ANN ARBOR—HIV-infected people carry many different HIV viruses and all have distinct personalities—some much more vengeful and infectious than others.
Yet, despite the breadth of infectivity, roughly 76 percent of HIV infections arise from a single virus. Now, scientists believe they can identify the culprit with very specific measurements of the quantities of a key protein in the HIV virus.
Quantifying this key protein may reveal which of the many viruses present actually caused the infection.
The University of Michigan study is thought to be the first in which researchers were able to capture HIV at the single-particle level and measure with molecular resolutions, said principal investigator Wei Cheng of the U-M College of Pharmacy. Cheng's group found that the HIV virus particles have different quantities of a key protein that enables virulence, and the protein-rich virus particles were more infectious than the others.
"There were significant molecular differences in the HIV viral particles—some were very dangerous and infectious, and some were more tame.

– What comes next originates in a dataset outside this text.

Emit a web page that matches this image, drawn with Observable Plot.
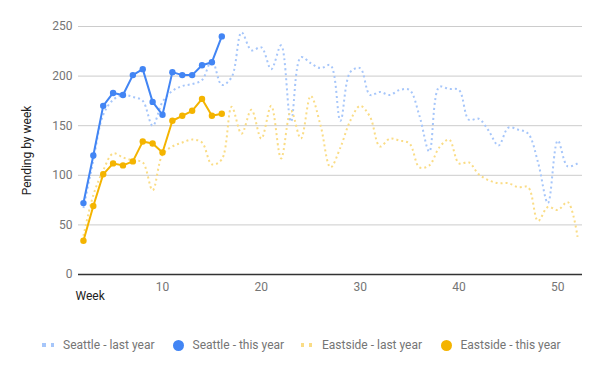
<!DOCTYPE html>
<html><head><meta charset="utf-8">
<script src="https://cdn.jsdelivr.net/npm/d3@7"></script>
<script src="https://cdn.jsdelivr.net/npm/@observablehq/plot@0.6"></script>
<style>
body{margin:0;background:#fff;font-family:Roboto,"Noto Sans",sans-serif}
#wrap{position:relative;width:600px;height:371px;overflow:hidden}
.lt{position:absolute;top:337px;line-height:16px;font-size:12px;color:#757575;white-space:nowrap}
.sq{position:absolute;width:3.4px;height:3.4px;top:343.3px}
.ci{position:absolute;width:11px;height:11px;border-radius:50%;top:339.5px}
</style></head>
<body><div id="wrap"></div>
<script>
// ---- data ----
const seriesNames = ["Seattle - last year", "Seattle - this year", "Eastside - last year", "Eastside - this year"];
const firstWeek = 2;
const seattleLast = [67,115,161,176,181,179,175,150,174,185,190,192,196,216,191,199,244,226,229,207,231,154,219,213,208,211,155,204,208,181,184,181,186,186,160,124,189,187,186,156,157,145,130,148,146,142,113,72,135,109,112];
const eastsideLast = [39,80,105,122,118,115,113,85,121,129,133,136,133,111,116,169,142,166,137,170,117,165,137,180,150,108,128,155,170,159,129,137,135,132,108,110,128,136,112,113,101,95,92,92,88,88,54,68,65,73,38];
const seattleThis = [72,120,170,183,181,201,207,174,161,204,201,201,211,214,240];
const eastsideThis = [34,69,101,112,110,114,134,132,123,155,160,165,177,160,162];
const xTicks = [10,20,30,40,50];
const yTicks = [0,50,100,150,200,250];

const toRows = arr => arr.map((v, i) => ({week: firstWeek + i, value: v}));
const sL = toRows(seattleLast), eL = toRows(eastsideLast), sT = toRows(seattleThis), eT = toRows(eastsideThis);

const BLUE = "#4285F4", ORANGE = "#F4B400";
const BLUE_L = "#a6c6fa", ORANGE_L = "#fadc85";

const chart = Plot.plot({
  width: 600, height: 320,
  marginLeft: 78, marginRight: 18, marginTop: 26, marginBottom: 46,
  style: {fontFamily: "Roboto, 'Noto Sans', sans-serif", fontSize: "12px", color: "#757575", background: "#fff"},
  x: {domain: [1.5, 52.5]},
  y: {domain: [0, 250]},
  marks: [
    Plot.gridY(yTicks.filter(d => d > 0), {stroke: "#cccccc", strokeOpacity: 1, strokeWidth: 1}),
    Plot.axisY({ticks: yTicks, tickSize: 0, tickPadding: 6, label: null, fill: "#757575", fontSize: 12}),
    Plot.axisX({ticks: xTicks, tickSize: 0, tickPadding: 8, label: null, fill: "#757575", fontSize: 12}),
    Plot.ruleY([0], {stroke: "#333", strokeWidth: 1.3}),
    Plot.line(sL, {x: "week", y: "value", stroke: BLUE_L, strokeWidth: 2, strokeDasharray: "2,3", strokeLinecap: "butt", curve: "catmull-rom"}),
    Plot.line(eL, {x: "week", y: "value", stroke: ORANGE_L, strokeWidth: 2, strokeDasharray: "2,3", strokeLinecap: "butt", curve: "catmull-rom"}),
    Plot.line(sT, {x: "week", y: "value", stroke: BLUE, strokeWidth: 2}),
    Plot.dot(sT, {x: "week", y: "value", fill: BLUE, r: 3.2}),
    Plot.line(eT, {x: "week", y: "value", stroke: ORANGE, strokeWidth: 2}),
    Plot.dot(eT, {x: "week", y: "value", fill: ORANGE, r: 3.2}),
    Plot.text(["Week"], {frameAnchor: "bottom-left", dx: -3, dy: 22, textAnchor: "start", lineAnchor: "middle", fill: "#222", fontSize: 12}),
    Plot.text(["Pending by week"], {frameAnchor: "left", dx: -51, rotate: -90, textAnchor: "middle", lineAnchor: "middle", fill: "#222", fontSize: 12})
  ]
});
const wrap = document.getElementById("wrap");
wrap.appendChild(chart);

// ---- legend ----
const legend = [
  {name: seriesNames[0], kind: "dots", color: BLUE_L, sw: 42.3, tx: 63},
  {name: seriesNames[1], kind: "circle", color: BLUE, sw: 178, tx: 192.5},
  {name: seriesNames[2], kind: "dots", color: ORANGE_L, sw: 300.5, tx: 322},
  {name: seriesNames[3], kind: "circle", color: ORANGE, sw: 446, tx: 460.5}
];
for (const it of legend) {
  if (it.kind === "dots") {
    for (const off of [0, 8.4]) {
      const s = document.createElement("div");
      s.className = "sq"; s.style.left = (it.sw + off) + "px"; s.style.background = it.color;
      wrap.appendChild(s);
    }
  } else {
    const c = document.createElement("div");
    c.className = "ci"; c.style.left = (it.sw - 5.5) + "px"; c.style.background = it.color;
    wrap.appendChild(c);
  }
  const t = document.createElement("div");
  t.className = "lt"; t.style.left = it.tx + "px"; t.textContent = it.name;
  wrap.appendChild(t);
}
</script>
</body></html>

The virus was very heterogeneous," Cheng said. "Our technique lets us see differences down to the single molecule level, so if one virus particle differs from another by even one molecule, our instrument can detect that."
Now that scientists can measure molecular differences in HIV viral particles, there's a possibility that drugs could be developed to target the molecular features present in the more virulent strains, he said.
Cheng's lab developed and used a new optical technique, which is outlined in a previous paper, to measure the particles.
To study the HIV viral particles, the U-M team improved upon an already existing tool called optical tweezers, which uses photons, or light, to manipulate tiny molecular motors or nanostructures. This immobilizes the structure and enables contact-free study that doesn't disturb or distort the structure.
This new U-M optical technique gives rise to a couple different research directions for Cheng's lab, he said. Scientists can now infect individual cells with single HIV viral particles to determine the particle's virulence. This technique also has the potential for sorting of viruses and application in other deadly viruses. Ultimately, Cheng said they hope to learn which strains of HIV contain the most dangerous viral particles most likely to infect healthy cells.
The study, "Optical trapping of individual human immunodeficiency viruses in culture fluid reveals heterogeneity with single-molecule resolution," is scheduled for online publication July 20 in Nature Nanotechnology.